[Figure scripts]
* start *
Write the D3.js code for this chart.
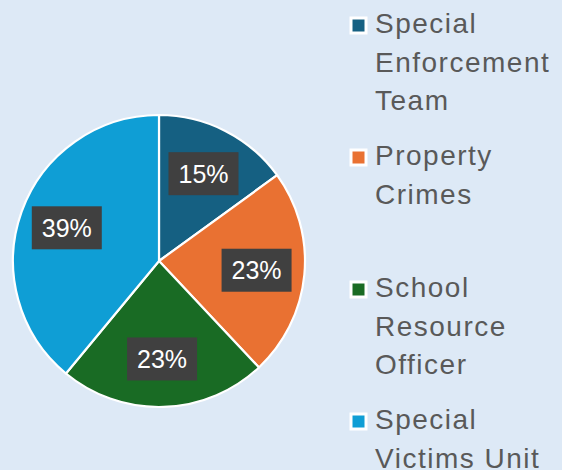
<!DOCTYPE html>
<html><head><meta charset="utf-8">
<script src="https://cdn.jsdelivr.net/npm/d3@7"></script>
<style>
html,body{margin:0;padding:0;background:#dde9f6;}
svg{display:block;}
</style></head>
<body>
<script>
const categories = ["Special Enforcement Team", "Property Crimes", "School Resource Officer", "Special Victims Unit"];
const legendLines = [["Special","Enforcement","Team"],["Property","Crimes"],["School","Resource","Officer"],["Special","Victims Unit"]];
const values = [15, 23, 23, 39];
const colors = ["#156082", "#e97132", "#196b24", "#0f9ed5"];

const W = 562, H = 470;
const svg = d3.select("body").append("svg").attr("width", W).attr("height", H);
svg.append("rect").attr("width", W).attr("height", H).attr("fill", "#dde9f6");

const cx = 159, cy = 261, R = 146;
const pie = d3.pie().sort(null).value(d => d)(values);
const arc = d3.arc().innerRadius(0).outerRadius(R);
const labelArc = d3.arc().innerRadius(98).outerRadius(98);
const total = d3.sum(values);

const g = svg.append("g").attr("transform", `translate(${cx},${cy})`);
g.selectAll("path").data(pie).join("path")
  .attr("d", arc).attr("fill", (d,i) => colors[i])
  .attr("stroke", "#fff").attr("stroke-width", 2.2).attr("stroke-linejoin","round");

const fmt = d => Math.round(d.value / total * 100) + "%";
const lab = g.selectAll("g.lab").data(pie).join("g").attr("class","lab")
  .attr("transform", d => `translate(${labelArc.centroid(d)})`);
lab.append("rect").attr("x", -35).attr("y", -21.5).attr("width", 70).attr("height", 43).attr("fill", "#404040");
lab.append("text").attr("text-anchor","middle").attr("dy", "0.36em")
  .attr("font-family", "Liberation Sans, Arial, sans-serif").attr("font-size", 25)
  .attr("fill", "#fff").text(fmt);

// legend
const lg = svg.append("g");
const item = lg.selectAll("g").data(categories).join("g")
  .attr("transform", (d,i) => `translate(0,${33 + i*132})`);
item.append("rect").attr("x", 351).attr("y", -15).attr("width", 15).attr("height", 15)
  .attr("fill", (d,i) => colors[i]).attr("stroke", "#fff").attr("stroke-width", 3);
item.each(function(d,i){
  const t = d3.select(this).append("text").attr("x", 375)
    .attr("font-family", "Liberation Sans, Arial, sans-serif").attr("font-size", 28)
    .attr("fill", "#595959").attr("letter-spacing", 1.5);
  legendLines[i].forEach((l,j) => t.append("tspan").attr("x", 375).attr("y", j*38.5).text(l));
});
</script>
</body></html>
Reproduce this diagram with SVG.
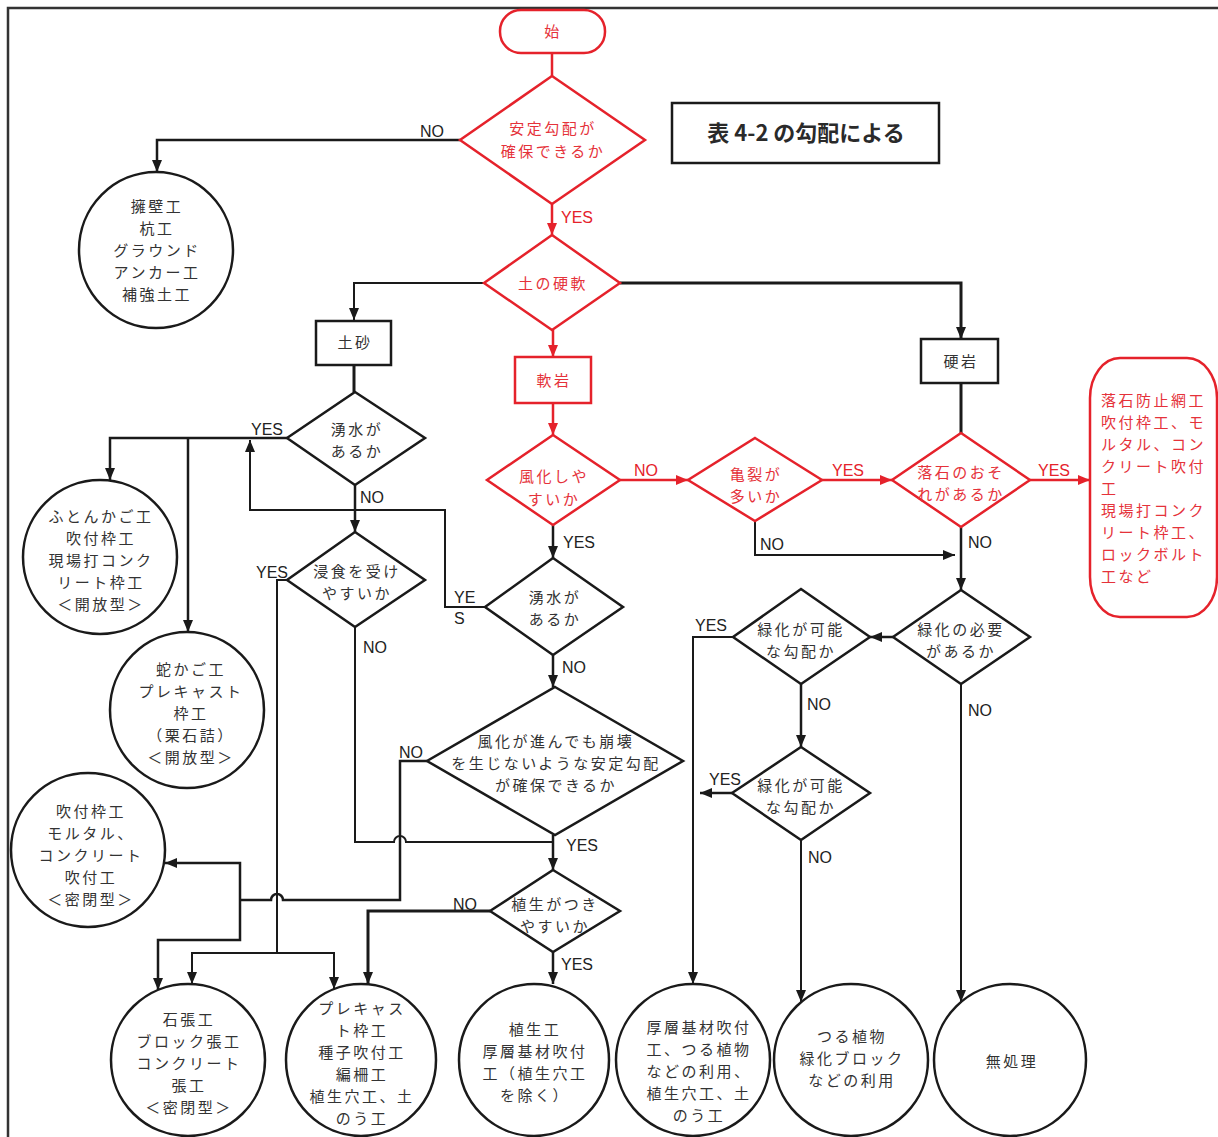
* end *
Reproduce the entries above exactly. Do not include the images.

RESPONSE TO THE EXERCISE:
Write the D3.js code for this chart.
<!DOCTYPE html>
<html><head><meta charset="utf-8">
<script src="https://cdn.jsdelivr.net/npm/d3@7"></script>
<style>
html,body{margin:0;padding:0;background:#dde9f6;}
svg{display:block;}
</style></head>
<body>
<script>
const categories = ["Special Enforcement Team", "Property Crimes", "School Resource Officer", "Special Victims Unit"];
const legendLines = [["Special","Enforcement","Team"],["Property","Crimes"],["School","Resource","Officer"],["Special","Victims Unit"]];
const values = [15, 23, 23, 39];
const colors = ["#156082", "#e97132", "#196b24", "#0f9ed5"];

const W = 562, H = 470;
const svg = d3.select("body").append("svg").attr("width", W).attr("height", H);
svg.append("rect").attr("width", W).attr("height", H).attr("fill", "#dde9f6");

const cx = 159, cy = 261, R = 146;
const pie = d3.pie().sort(null).value(d => d)(values);
const arc = d3.arc().innerRadius(0).outerRadius(R);
const labelArc = d3.arc().innerRadius(98).outerRadius(98);
const total = d3.sum(values);

const g = svg.append("g").attr("transform", `translate(${cx},${cy})`);
g.selectAll("path").data(pie).join("path")
  .attr("d", arc).attr("fill", (d,i) => colors[i])
  .attr("stroke", "#fff").attr("stroke-width", 2.2).attr("stroke-linejoin","round");

const fmt = d => Math.round(d.value / total * 100) + "%";
const lab = g.selectAll("g.lab").data(pie).join("g").attr("class","lab")
  .attr("transform", d => `translate(${labelArc.centroid(d)})`);
lab.append("rect").attr("x", -35).attr("y", -21.5).attr("width", 70).attr("height", 43).attr("fill", "#404040");
lab.append("text").attr("text-anchor","middle").attr("dy", "0.36em")
  .attr("font-family", "Liberation Sans, Arial, sans-serif").attr("font-size", 25)
  .attr("fill", "#fff").text(fmt);

// legend
const lg = svg.append("g");
const item = lg.selectAll("g").data(categories).join("g")
  .attr("transform", (d,i) => `translate(0,${33 + i*132})`);
item.append("rect").attr("x", 351).attr("y", -15).attr("width", 15).attr("height", 15)
  .attr("fill", (d,i) => colors[i]).attr("stroke", "#fff").attr("stroke-width", 3);
item.each(function(d,i){
  const t = d3.select(this).append("text").attr("x", 375)
    .attr("font-family", "Liberation Sans, Arial, sans-serif").attr("font-size", 28)
    .attr("fill", "#595959").attr("letter-spacing", 1.5);
  legendLines[i].forEach((l,j) => t.append("tspan").attr("x", 375).attr("y", j*38.5).text(l));
});
</script>
</body></html>
Reproduce this diagram with SVG.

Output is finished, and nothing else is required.